我没见过自行车内胎也得二十年了。(北京大街上你现在敢骑自行车么?)但我觉得直到现在,一旦你让我看到红色的自行车内胎,我首先想到的一定是在赵黎明家违章小厨房(就是用砖头垒出来的一个棚子做饭用)的角落里面熬胶。当时我们多么艰苦哇!记得有一次库存的胶和内胎都没了,我们就跑到北新桥的自行车铺子里面,从地上捡一大段,偷偷想拿走,结果招致了雷霆震怒一般的成年人痛骂,仓皇逃命!(车铺一事,怕你不懂,就好心解释一下:自行车胎扎了,漏了,需要补胎,补胎就用边角料。所以修车铺里面有边角料。

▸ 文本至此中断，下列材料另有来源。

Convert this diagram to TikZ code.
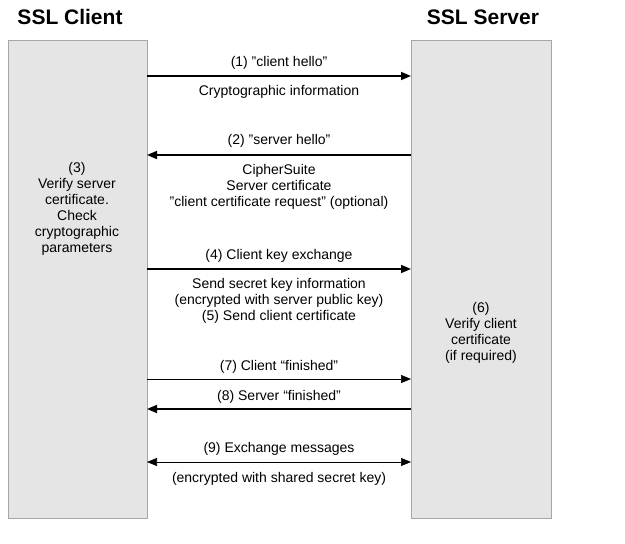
\documentclass[tikz,border=0pt]{standalone}
\usepackage{fontspec}
\setmainfont{Liberation Sans}
\usetikzlibrary{arrows.meta}
\newcommand{\dq}{{\char34}}
\tikzset{
  party/.style={draw=gray!70,fill=gray!20,line width=0.6pt},
  msg/.style={line width=1.6pt,-{Triangle[length=10pt,width=8pt]}},
  thinmsg/.style={line width=0.6pt,-{Triangle[length=10pt,width=8pt]}},
  lbl/.style={font=\fontsize{14}{16}\selectfont,align=center},
  title/.style={font=\fontsize{21}{24}\selectfont\bfseries}
}
\begin{document}
\begin{tikzpicture}[x=1pt,y=-1pt]
    \useasboundingbox (0,0) rectangle (625,544);
    % Define the two parties
    \draw[party] (8,40) rectangle (147,518);
    \draw[party] (411,40) rectangle (551,518);
    \node[title] (client) at (70,17) {SSL Client};
    \node[title] (server) at (483,17) {SSL Server};

    % Points on the box edges
    \foreach \n/\y in {1/76,2/155,4/269,7/379,8/409,9/462} {
      \coordinate (c\n) at (147,\y);
      \coordinate (s\n) at (411,\y);
    }

    % Draw the messages
    \draw[msg] (c1) -- (s1);
    \draw[msg] (s2) -- (c2);
    \draw[msg] (c4) -- (s4);
    \draw[thinmsg] (c7) -- (s7);
    \draw[msg] (s8) -- (c8);
    \draw[thinmsg,{Triangle[length=10pt,width=8pt]}-{Triangle[length=10pt,width=8pt]}] (c9) -- (s9);

    % Label the messages
    \node[lbl] (m1a) at (279,63) {(1) \dq client hello\dq};
    \node[lbl] (m1b) at (279,92) {Cryptographic information};
    \node[lbl] (m2a) at (279,141) {(2) \dq server hello\dq};
    \node[lbl] (m2b) at (279,187) {CipherSuite\\Server certificate\\\dq client certificate request\dq\ (optional)};
    \node[lbl] (m4a) at (279,256) {(4) Client key exchange};
    \node[lbl] (m4b) at (279,301) {Send secret key information\\(encrypted with server public key)\\(5) Send client certificate};
    \node[lbl] (m7) at (279,367) {(7) Client “finished”};
    \node[lbl] (m8) at (279,397) {(8) Server “finished”};
    \node[lbl] (m9a) at (279,449) {(9) Exchange messages};
    \node[lbl] (m9b) at (279,479) {(encrypted with shared secret key)};

    % Notes inside the boxes
    \node[lbl] (n3) at (77,209) {(3)\\Verify server\\certificate.\\Check\\cryptographic\\parameters};
    \node[lbl] (n6) at (481,333) {(6)\\Verify client\\certificate\\(if required)};
\end{tikzpicture}
\end{document}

)
而且我们每次熬胶,都在院子里招致痛骂,因为据说那个味道太臭了!
我老说“我们我们”,就是我和赵黎明。其实呢?我是个笨蛋,从来没有粘到一只蜻蜓,也不会剪胶皮、熬胶,都是赵黎明一个人在干。我甚至都发现不了停着不动的蜻蜓,都是赵黎明目光锐利。
而且说到粘蜻蜓的那个杆子,你们也肯定不懂。这不是木杆、竹竿,而是从过去扫大街的大扫帚上hāo下来的,不软不硬、玉树临风、随风摇曳、蜻蜓不觉得违和的一种杆子。
夏天的下午,知了到处在叫,烈日当空,手持涂了胶的杆子,出现在胡同里,那是多么幸福的感觉哇!其实我也就是拿一下儿而已,真正的能手,是赵黎明。直到今天,我还很自卑,就是说,我看不到好几米高的树上,目标蜻蜓在哪儿,也不会粘。但赵黎明会把他粘下来的蜻蜓给我玩儿。我们一般是把蜻蜓的尾巴掐掉,往身体里面捅一根火柴,点燃,然后快烧到蜻蜓胸口时,它就嗖地飞起!……现在看起来太残酷了。
好吧,这是改革开放初期华主席“你办事我放心”的北京,不是日本《菊次郎的夏天》好不好?也木有久石让的配乐。
但依然,这是我快乐的童年的一部分。直到今天我都对蜻蜓解剖学,蜻蜓的头、眼睛、腿、胸和翅膀,以及各部分摸起来的感觉,记忆犹新。
是的,我那时也看《夏洛的网》、《爱的教育》,还有你们没看过的,加藤多一的《白围裙和白山羊》,但我也跟着赵黎明粘蜻蜓。